Fabric choice should follow the setting. Cotton and poplin are easier for long days and practical dressing. Crepe gives a smoother fall and works well in offices. Silk and satin feel more elevated, but they are less forgiving if you want something that survives commuting, travel, or a long event. That is why a blouse is never just a top; it is a decision about how much polish and maintenance you want from the outfit. Knowing that also helps you avoid the most common mistakes.
The mistakes that make a blouse work against you
The biggest error I see is not wearing the wrong blouse, but wearing the right blouse in the wrong context. A soft, romantic style can look beautiful with tailored trousers and completely out of place with sporty shoes or overly casual denim.

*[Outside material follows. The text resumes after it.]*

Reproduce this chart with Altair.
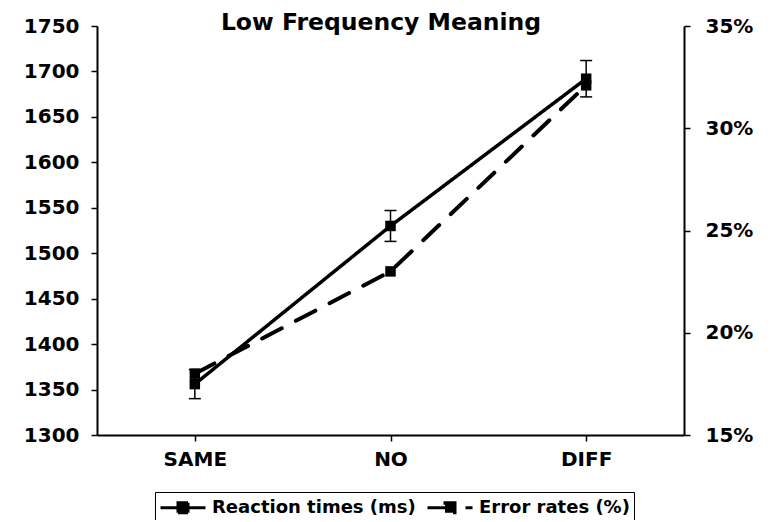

On the other hand, a crisp blouse can look bland if the rest of the outfit is trying to be dressy and it never gets the memo.
- Choosing detail on top of detail, so the outfit starts competing with itself.
- Ignoring layering, especially with sheer or low-cut styles.
- Using a blouse that is too small across the bust or too long in the body.
- Forgetting that some fabrics crease quickly and look tired by lunchtime.
- Assuming every blouse is automatically appropriate for office wear.
The easiest fix is to decide whether the blouse is the statement or the support. If it is the statement, keep the trousers, skirt, and accessories quieter. If it is the support, let the tailoring or the shoes do more of the talking. That approach makes the piece feel deliberate, which is the real difference between a blouse that works and one that just exists in the wardrobe. From there, it becomes easier to narrow down the version worth keeping.
The version that will actually earn its place in your wardrobe
If I were building a small but capable wardrobe, I would start with three blouses: one clean white or ivory shirt-style piece, one darker dressy blouse in crepe or silk blend, and one relaxed cotton version for everyday wear. That combination covers most situations without forcing you into the same look every time.
- Choose one neckline that works with a blazer and without one.
- Pick one fabric that can handle long wear without constant adjustment.
- Keep one blouse simple enough to pair with almost anything already in your wardrobe.
The best blouse is the one that matches the room, the weather, and the level of polish you actually need. When the cut, fabric, and styling all line up, it stops being a “women’s top” in the abstract and becomes a reliable tool for dressing well with far less effort.